Agent of political socialization
A source that transmits political norms and attitudes (e.g., family, schools, media, religion, peers, major events).
Generational effect
Lasting attitudes formed by cohorts who come of age during major political events like revolutions, crises, wars, or scandals.
State-controlled media
Media environment where the state dominates information and promotes a unified regime message, limiting competing viewpoints.
Pluralistic media
Media environment with multiple competing viewpoints that can shape diverse political attitudes and increase exposure to alternative narratives.
Political ideology
Coherent set of beliefs about the proper role of government and how society and the economy should be organized.
Democratic accountability
Principle that leaders can be replaced peacefully through elections and are constrained by competition and civil liberties.
Nationalism
Belief that a shared national identity should be politically recognized and protected, often tied to sovereignty, borders, and national pride.

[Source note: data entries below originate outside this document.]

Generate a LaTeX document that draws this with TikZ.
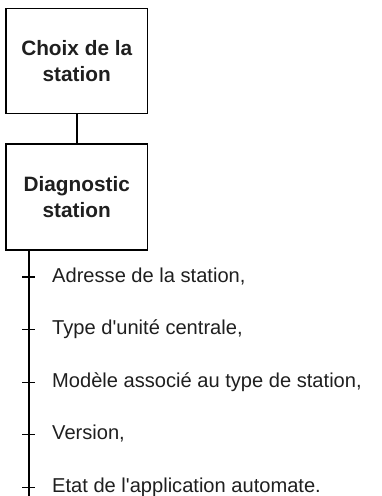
\documentclass[tikz,border=0pt]{standalone}
\usepackage{fontspec}
\setmainfont{Liberation Sans}
\begin{document}
\begin{tikzpicture}[x=1pt,y=-1pt,
  stepbox/.style={draw, line width=1.8pt, rectangle, inner sep=0pt, outer sep=0pt,
    minimum width=141.5pt, align=center, text=black!88,
    font=\bfseries\fontsize{20.8}{26}\selectfont},
  link/.style={line width=1.8pt},
  tick/.style={line width=1.1pt},
  item/.style={anchor=base west, inner sep=0pt, text=black!88,
    font=\fontsize{20.1}{24}\selectfont}]
\useasboundingbox (0,0) rectangle (381,496);

% the two steps
\node[stepbox, minimum height=105pt] (choix) at (76.75,61) {Choix de la\\station};
\node[stepbox, minimum height=106pt] (diag) at (76.75,197) {Diagnostic\\station};
\draw[link] (choix) -- (diag);

% trunk of the list
\coordinate (top) at (29,250);
\coordinate (bot) at (29,496);
\draw[link] (top) -- (bot);

% list items with their ticks
\foreach \i/\txt in {0/{Adresse de la station,},
                     1/{Type d\textquotesingle unité centrale,},
                     2/{Modèle associé au type de station,},
                     3/{Version,},
                     4/{Etat de l\textquotesingle application automate.}}{
  \pgfmathsetmacro{\yb}{282+52.6*\i}
  \node[item] (it\i) at (52,\yb) {\txt};
  \coordinate (tk\i) at (29,\yb-5);
  \draw[tick] ([xshift=-7pt]tk\i) -- ([xshift=6pt]tk\i);
}
\end{tikzpicture}
\end{document}
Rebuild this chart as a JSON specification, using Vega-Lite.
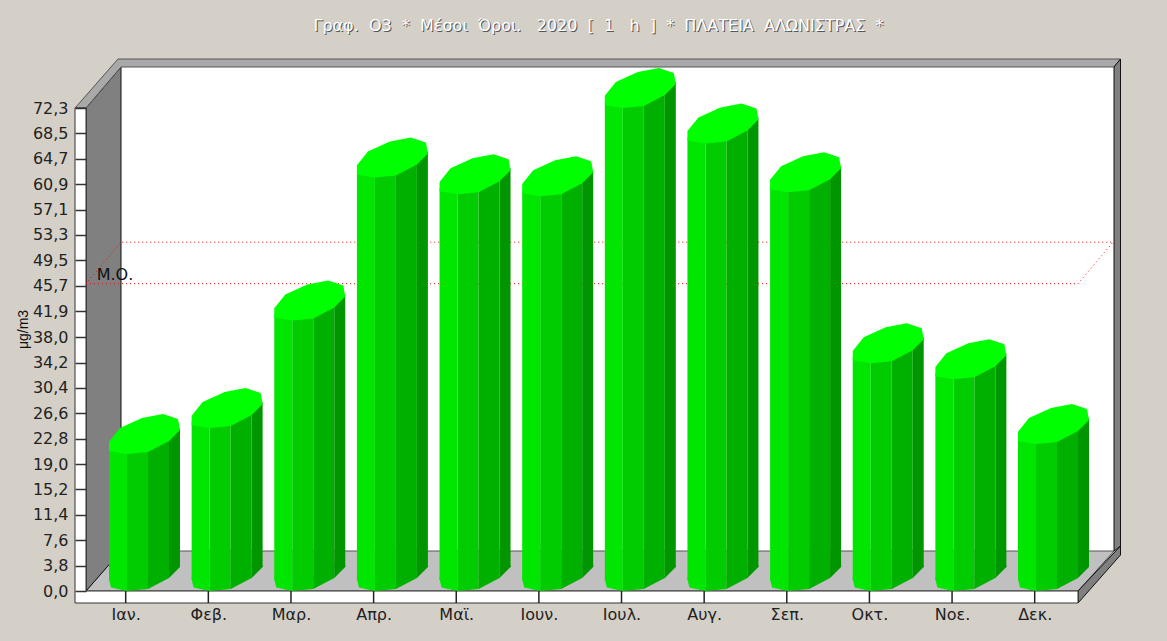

Patriotism (in political culture context)
Attachment and loyalty to the nation that can be used to mobilize participation or support for government actions.
Secularism
Principle that law and government authority should be separate from religious authority and religious law.
Social cleavage
Deep, persistent division (e.g., ethnicity, religion, region, language, class) that can structure political competition.
Political entrepreneur
Leader, party, or movement that mobilizes identities or issues to build political support and shape competition.
Civil society
Voluntary organizations and associations between the state, market, and family (e.g., unions, NGOs, charities, advocacy groups, community organizations, social movements).
Social capital
Networks, norms, and trust that enable cooperation and make collective action (participation, monitoring government) easier.
Bonding social capital
Strong ties within a close-knit group (family/community/ethnic or religious group) that can provide mutual aid but may increase exclusion of outsiders.
Bridging social capital
Connections across different groups that reduce “us vs. them” politics and support cooperation in pluralistic democracy.
Co-optation (of civil society)
State strategy of absorbing or aligning organizations with the regime so they imitate independence but reduce genuine accountability.